Vaccines must be kept in the cold chain to ensure they are safe to administer to patients. This requires a temperature range of between 2’C and 8’C
The acceptable temperature for medications that require refrigeration is 2OC – 8OC and it is important that they are transported and stored within this range at all times.
This temperature range is called the cold chain and makes sure that medicines and vaccines remain in the best possible condition. It also stops them becoming damaged beyond the point of use.
Spoiled vaccines are ineffective and can prevent patients from receiving the protection or cure they need. Spoiled vaccines are also an unnecessary expense for health practices and practitioners.
The best way to ensure that vaccines and medicines remain in the cold chain is to use specialist equipment designed to provide stable and accurate temperatures.
During transportation this means using state of the art refrigerated containers and vehicles and during storage this means using a dedicated medical fridge.

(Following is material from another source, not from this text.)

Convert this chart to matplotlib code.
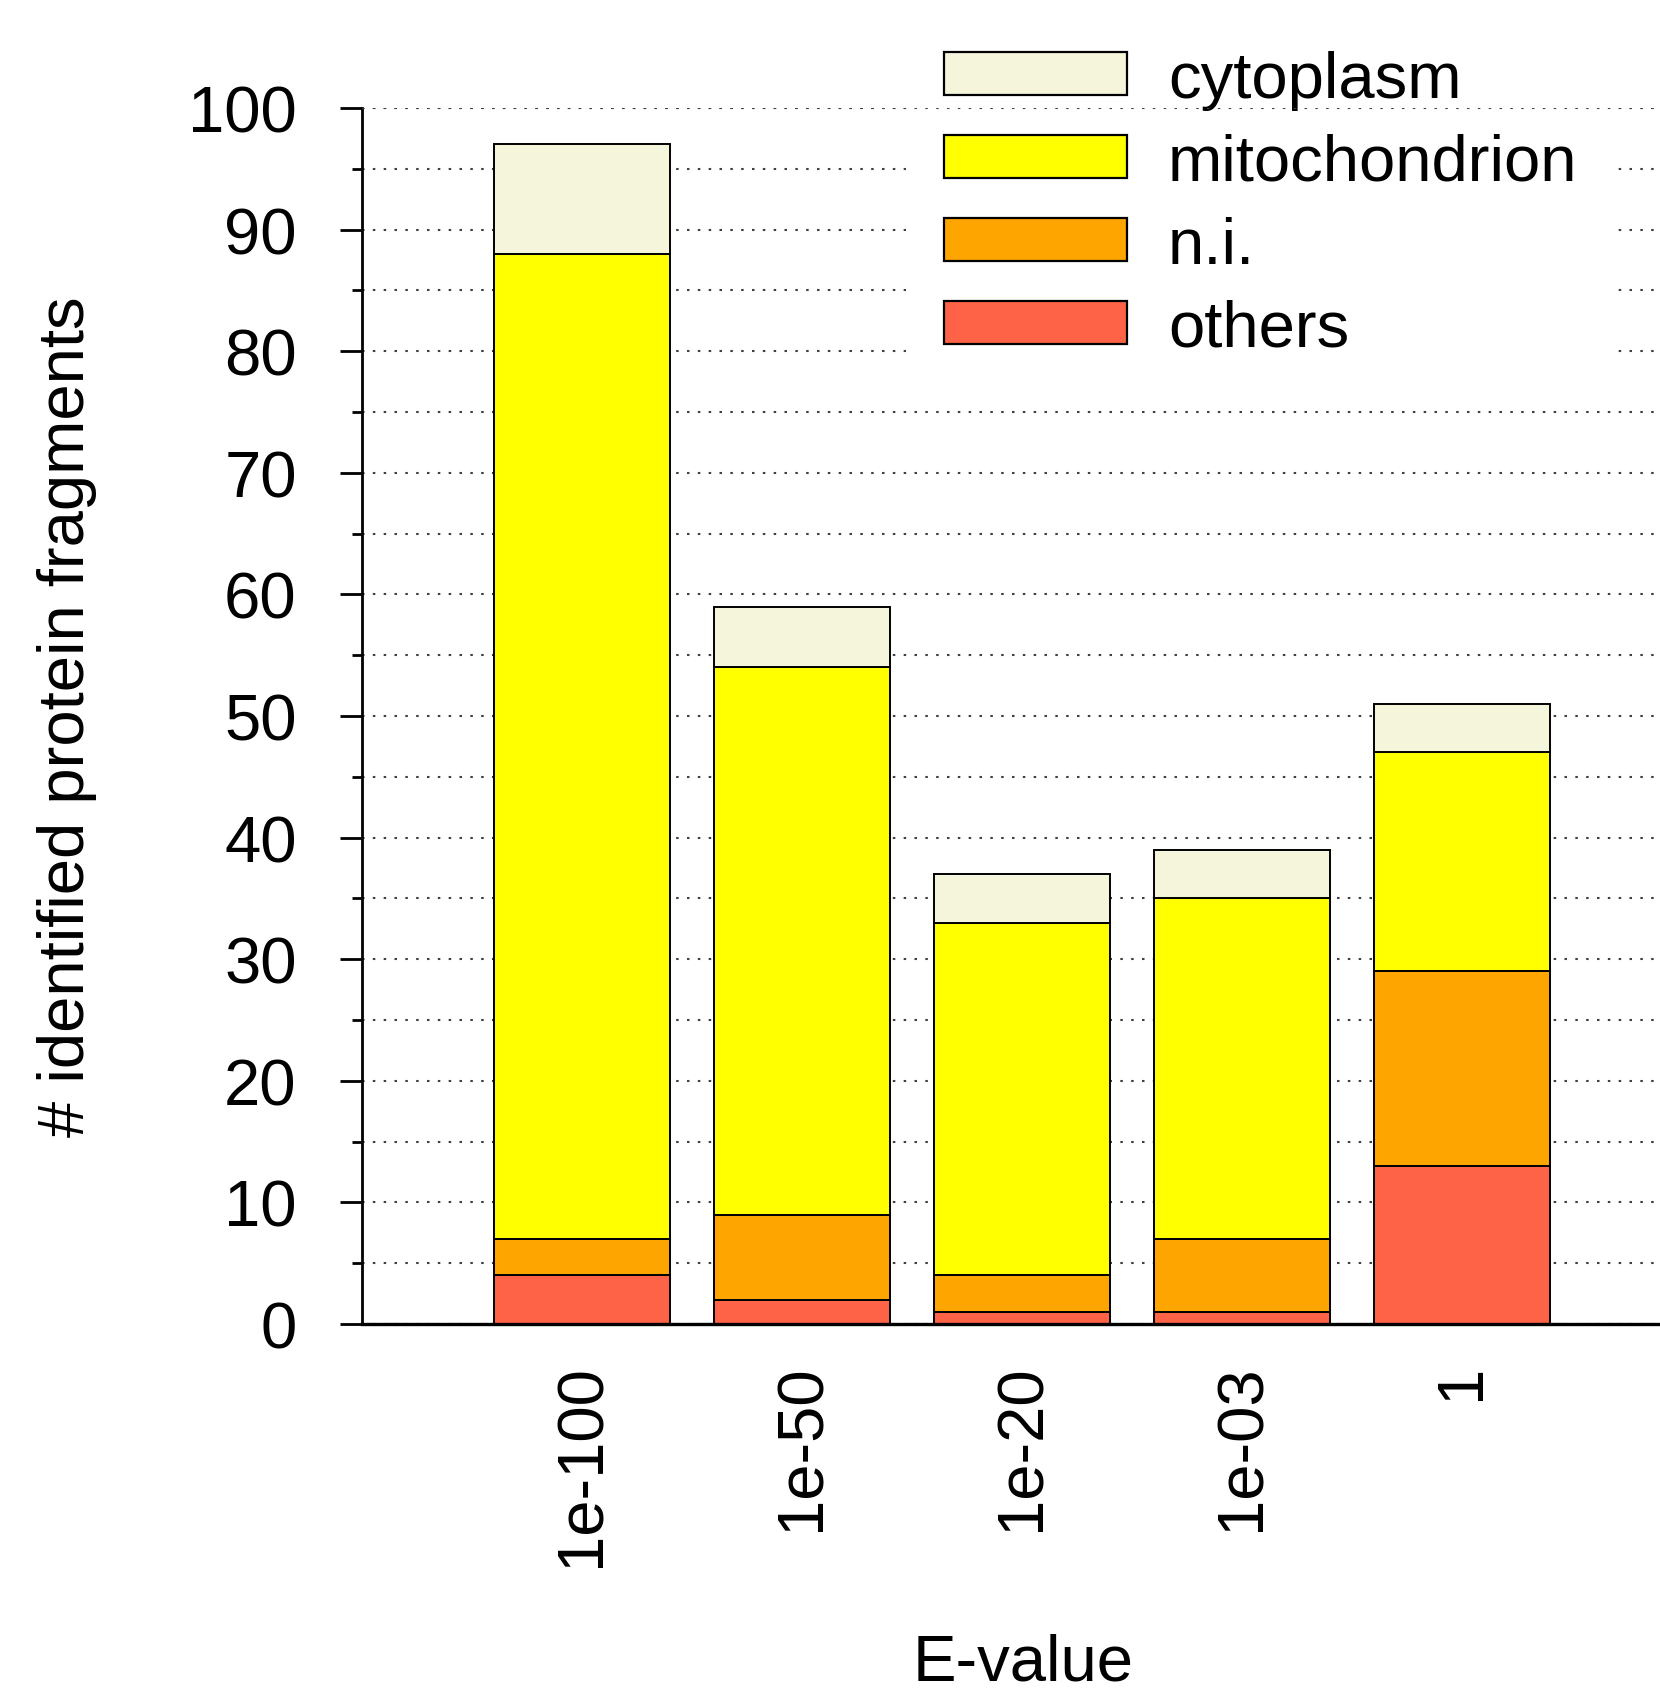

But it is not just a case of ordering a fridge and placing the vaccines inside – vaccines must be stacked correctly, temperatures monitored and logged, and the fridge cleaned and maintained.
How to store medicines in a medical fridge:
When stocking a medical fridge, it is important to make sure that none of the vaccines touch the back or sides of the fridge as this can lead to freezing.
It is also important to leave a one-centimetre space between each vial as this helps to manage the temperature inside the fridge and stops medicines from being knocked over when being taken out.
Medicines usually come in a protective wrapper which should be kept in place during storage as this helps prevent any light damage occurring.
Finally, make sure not to overload the fridge as again this can make managing the required temperature range more difficult. We suggest not exceeding 75% capacity at any given time.
Monitor temperatures at least twice per day:
Once you have stocked your medical fridge it is important to monitor and log temperatures at least twice per day – we suggest first thing in the morning and last thing at night.
The task of logging temperatures should be given to a senior member of the team with the required experience to ensure they are recorded accurately.
Recordings should be taken for current, min and max temperatures and the person logging the data should sign their name next to each recording.
Once the recording has been taken the thermometer should be reset. If at any point the temperature has fallen below or risen above the required range, they must react.
How they react will depend on what has caused the temperature to fall or rise – it can be as simple as closing the door if it has been left open or calling an engineer if it is because of a technical issue.
Clean and maintain your fridge:
The best way of ensuring that vaccines and medicines are kept within the required temperature is to regularly clean and properly maintain the fridge.
Medical fridges should be cleaned inside and out at least once per week and more regularly, even daily, for high usage areas such as door handles.
Regular servicing and maintenance of the medial fridge is also important as it minimises the risk of it breaking down – most retailers will provide a maintenance and service package.